The team demonstrated—in a series of experiments with cultured cells including neurons made from human stem cells—that reactive nitrogen molecules can attach to TDP-43 in a process called S-nitrosylation. This causes the TDP-43 proteins to clump together and disappear from the cell nucleus. (S-Nitrosylation is the outcome of a biochemical reaction that was originally discovered in Lipton’s laboratory during work on other proteins.)

The researchers also found evidence that the TDP-43 aggregation resulting from S-nitrosylation can drive a positive feedback loop in which levels of reactive nitrogen molecules in affected neurons rise higher still—inducing further TDP-43 aggregation.

The team also showed that TDP-43 aggregation induced by S-nitrosylation can spread from affected neurons to other, neighboring neurons, as appears to happen in ALS and FTD.

Countering the dangerous process

The scientists observed in their experiments that neurons in which TDP-43 aggregates show signs of the loss of TDP-43’s function as well as other potential causes of injury consistent with observations in ALS/FTD cases.

Moreover, neurons containing TDP-43 that were exposed to compounds inducing S-nitrosylation—compounds found in some environmental pollutants—started to die, whereas neurons containing a genetically modified form of TDP-43 that resists S-nitrosylation were preserved.
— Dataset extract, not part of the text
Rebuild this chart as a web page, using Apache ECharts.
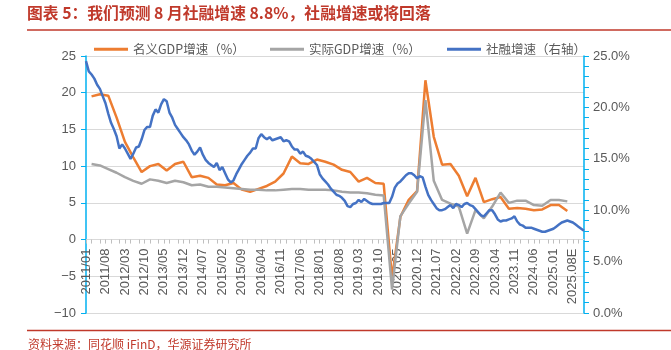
<!DOCTYPE html>
<html>
<head>
<meta charset="utf-8">
<script src="https://cdn.jsdelivr.net/npm/echarts@6/dist/echarts.min.js"></script>
<style>
  html, body { margin: 0; padding: 0; background: #fff; }
  #chart { width: 671px; height: 350px; }
</style>
</head>
<body>
<div id="chart"></div>
<script>
// Monthly axis 2011/01 – 2025/12; from 2025/08 the values are estimates ("E").
const months = [];
for (let y = 2011; y <= 2025; y++) {
  for (let m = 1; m <= 12; m++) {
    const mm = String(m).padStart(2, '0');
    let s = y < 2019 ? y + '/' + mm : y + '.' + mm;
    if (y === 2025 && m >= 8) s += 'E';
    months.push(s);
  }
}

// TSF stock growth, % (right axis), one value per month
const tsfGrowth = [
  24.5, 23.5, 23.2, 22.8, 22.2, 21.8, 21.1, 20.4, 19.4, 18.5,
  17.9, 17.2, 16.0, 16.4, 16.0, 15.5, 15.0, 15.5, 16.1, 16.2,
  16.9, 17.8, 18.1, 18.1, 19.2, 19.8, 19.5, 20.3, 20.8, 20.6,
  19.5, 19.0, 18.3, 17.9, 17.5, 17.1, 16.8, 16.4, 15.8, 15.4,
  15.7, 16.1, 15.4, 14.9, 14.6, 14.4, 14.2, 14.6, 13.9, 14.2,
  13.6, 13.0, 12.7, 12.9, 13.5, 14.0, 14.5, 14.9, 15.3, 15.6,
  16.0, 16.0, 17.0, 17.4, 17.1, 16.9, 17.1, 16.8, 16.9, 17.0,
  17.1, 16.7, 16.8, 16.7, 16.2, 15.9, 15.9, 15.5, 15.7, 15.3,
  15.2, 15.0, 14.7, 14.4, 13.5, 13.1, 12.8, 12.5, 12.1, 11.8,
  11.5, 11.4, 11.2, 10.9, 10.4, 10.3, 10.6, 10.7, 11.0, 10.8,
  11.1, 10.9, 10.7, 10.6, 10.6, 10.6, 10.6, 10.7, 10.7, 10.7,
  11.3, 12.2, 12.6, 12.8, 13.1, 13.4, 13.6, 13.6, 13.4, 13.1,
  13.3, 13.2, 12.3, 11.5, 11.0, 10.6, 10.2, 10.0, 10.0, 10.1,
  10.3, 10.5, 10.2, 10.6, 10.5, 10.3, 10.6, 10.7, 10.5, 10.4,
  10.1, 9.8, 9.5, 9.4, 9.7, 10.0, 10.0, 9.6, 9.1, 8.9,
  9.0, 9.0, 9.1, 9.2, 9.4, 8.9, 8.6, 8.5, 8.3, 8.3,
  8.3, 8.2, 8.1, 8.0, 7.9, 7.9, 8.0, 8.1, 8.2, 8.4,
  8.6, 8.8, 8.9, 9.0, 8.9, 8.8, 8.6, 8.4, 8.2, 8.0
];

// Quarterly GDP growth, %, 2011Q1 – 2025Q2 (plotted at quarter-end months)
const nominalGdp = [
  19.5, 19.8, 19.6, 16.6, 13.3, 11.2, 9.2, 10.0, 10.3, 9.4,
  10.3, 10.6, 8.5, 8.7, 8.4, 7.5, 7.4, 7.7, 6.8, 6.5,
  6.9, 7.3, 7.9, 9.0, 11.3, 10.4, 10.3, 10.9, 10.6, 10.2,
  9.5, 9.2, 7.9, 8.4, 7.7, 7.6, -5.3, 3.1, 5.4, 6.6,
  21.7, 14.0, 10.2, 10.3, 8.7, 5.9, 8.4, 5.1, 5.5, 5.8,
  4.2, 4.3, 4.2, 4.0, 4.1, 4.7, 4.7, 3.9
];
const realGdp = [
  10.3, 10.1, 9.6, 9.1, 8.5, 8.0, 7.6, 8.2, 8.0, 7.7,
  8.0, 7.8, 7.4, 7.5, 7.2, 7.2, 7.1, 7.0, 6.9, 6.8,
  6.8, 6.7, 6.7, 6.8, 6.9, 6.9, 6.8, 6.8, 6.8, 6.7,
  6.5, 6.4, 6.4, 6.3, 6.1, 6.0, -6.8, 3.2, 4.9, 6.5,
  19.0, 8.0, 5.4, 4.9, 4.5, 0.8, 4.0, 2.9, 4.5, 6.4,
  5.0, 5.3, 5.3, 4.7, 4.6, 5.4, 5.4, 5.2
];

const seriesNames = ['名义GDP增速（%）', '实际GDP增速（%）', '社融增速（右轴）'];
const colors = ['#ED7D31', '#A5A5A5', '#4472C4'];

// quarter k ends in month index 2 + 3k
const quarterly = arr => arr.map((v, k) => [months[2 + 3 * k], v]);

const red = '#C0392B';
const axisBlue = '#00B0F0';
const labelColor = '#595959';
const latin = 'Liberation Sans, Arial, sans-serif';
const cjk = 'Noto Sans CJK SC, sans-serif';

// plot box and left-axis range; the category axis sits on the zero line
const plot = { left: 86, right: 87, top: 56, bottom: 37 };
const leftMin = -10, leftMax = 25;
const plotHeight = 350 - plot.top - plot.bottom;
const zeroOffset = plotHeight * (0 - leftMin) / (leftMax - leftMin);

const legendAt = (name, left) => ({
  data: [name], left: left, top: 43, padding: 0,
  icon: 'rect', itemWidth: 34, itemHeight: 3,
  textStyle: { color: labelColor, fontSize: 12.5, fontFamily: cjk }
});

const chart = echarts.init(document.getElementById('chart'), null, { renderer: 'canvas' });
chart.setOption({
  animation: false,
  backgroundColor: '#fff',
  color: colors,
  title: {
    text: '图表 5：我们预测 8 月社融增速 8.8%，社融增速或将回落',
    left: 27, top: 5, padding: 0,
    textStyle: { color: red, fontSize: 15.8, fontWeight: 'bold', fontFamily: cjk }
  },
  legend: [
    legendAt(seriesNames[0], 94),
    legendAt(seriesNames[1], 270),
    legendAt(seriesNames[2], 447)
  ],
  grid: Object.assign({ containLabel: false, outerBoundsMode: 'none' }, plot),
  xAxis: {
    type: 'category',
    data: months,
    boundaryGap: false,
    position: 'bottom',
    offset: -zeroOffset,
    axisLine: { onZero: false, lineStyle: { color: '#D9D9D9', width: 1 } },
    axisTick: {
      show: true, length: 4,
      interval: (i) => [0, 2, 5].includes(i % 7),
      lineStyle: { color: '#BFBFBF' }
    },
    axisLabel: {
      interval: 6, rotate: 90, margin: 9,
      color: labelColor, fontSize: 13, fontFamily: latin
    },
    splitLine: { show: false }
  },
  yAxis: [
    {
      type: 'value', min: leftMin, max: leftMax, interval: 5,
      axisLine: { show: true, lineStyle: { color: axisBlue, width: 1.5 } },
      axisTick: { show: true, length: 5, lineStyle: { color: axisBlue } },
      axisLabel: {
        margin: 10, color: labelColor, fontSize: 13, fontFamily: latin,
        formatter: v => String(v).replace('-', '\u2212')
      },
      splitLine: { show: true, lineStyle: { color: '#D9D9D9', width: 1 } }
    },
    {
      type: 'value', min: 0, max: 25, interval: 5, position: 'right',
      axisLine: { show: true, lineStyle: { color: axisBlue, width: 1.5 } },
      axisTick: { show: true, length: 5, lineStyle: { color: axisBlue } },
      minorTick: { show: true, splitNumber: 5, length: 5, lineStyle: { color: axisBlue } },
      axisLabel: {
        margin: 9, color: labelColor, fontSize: 13, fontFamily: latin,
        formatter: v => v.toFixed(1) + '%'
      },
      splitLine: { show: false }
    }
  ],
  series: [
    {
      name: seriesNames[0], type: 'line', yAxisIndex: 0,
      data: quarterly(nominalGdp), symbol: 'none',
      lineStyle: { width: 2.5, color: colors[0] }
    },
    {
      name: seriesNames[1], type: 'line', yAxisIndex: 0,
      data: quarterly(realGdp), symbol: 'none',
      lineStyle: { width: 2.5, color: colors[1] }
    },
    {
      name: seriesNames[2], type: 'line', yAxisIndex: 1,
      data: tsfGrowth, symbol: 'none',
      lineStyle: { width: 2.5, color: colors[2] }
    }
  ],
  graphic: [
    { type: 'line', shape: { x1: 27, y1: 30, x2: 671, y2: 30 }, style: { stroke: red, lineWidth: 1.5 } },
    { type: 'line', shape: { x1: 27, y1: 330.5, x2: 671, y2: 330.5 }, style: { stroke: red, lineWidth: 1.5 } },
    {
      type: 'text', left: 28, top: 338,
      style: { text: '资料来源：同花顺 iFinD，华源证券研究所', fill: red, fontSize: 12, fontFamily: cjk }
    }
  ]
});
</script>
</body>
</html>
Similarly, in a mouse model of TDP-43 spread, the researchers were able to prevent a key adverse effect of aggregation with a compound that blocks nitric oxide production—suggesting again that reactive nitrogen compounds are the upstream cause of these adverse effects.

The team also studied autopsied brain tissue from people who died with FTD, and found even higher levels of S-nitrosylated TDP-43 than those seen in the cell culture experiments. Their analysis of human brains also suggested that the S-nitrosylated TDP-43 had aggregated in the same distinctive way seen in the cell-based experiments.

“These findings support the hypothesis that aging or environmental factors—or both—can trigger ALS by increasing the levels of reactive nitrogen molecules,” Lipton says. “Targeting these reactive nitrogen molecules or the resulting S-nitrosylated TDP-43 may be an effective strategy for treating ALS and frontotemporal dementia.”

The study, “S-Nitrosylated TDP-43 triggers aggregation, cell to cell spread, and neurotoxicity in hiPSCs and in vivo models of ALS/FTD” was authored by Elaine Pirie, Chang-Ki Oh, Xu Zhang, Xuemei Han, Piotr Cieplak, Henry Scott, Amanda Deal, Swagata Ghatak, Fernando Martinez, Gene Yeo, John Yates III, Tomohiro Nakamura and Stuart Lipton.

The research was supported in part by the National Institutes of Health (R01NS086890, DP1 DA041722, R01 DA048882, RF1 AG057409, R01 AG056259, R01 AG061845, P41 GM103533).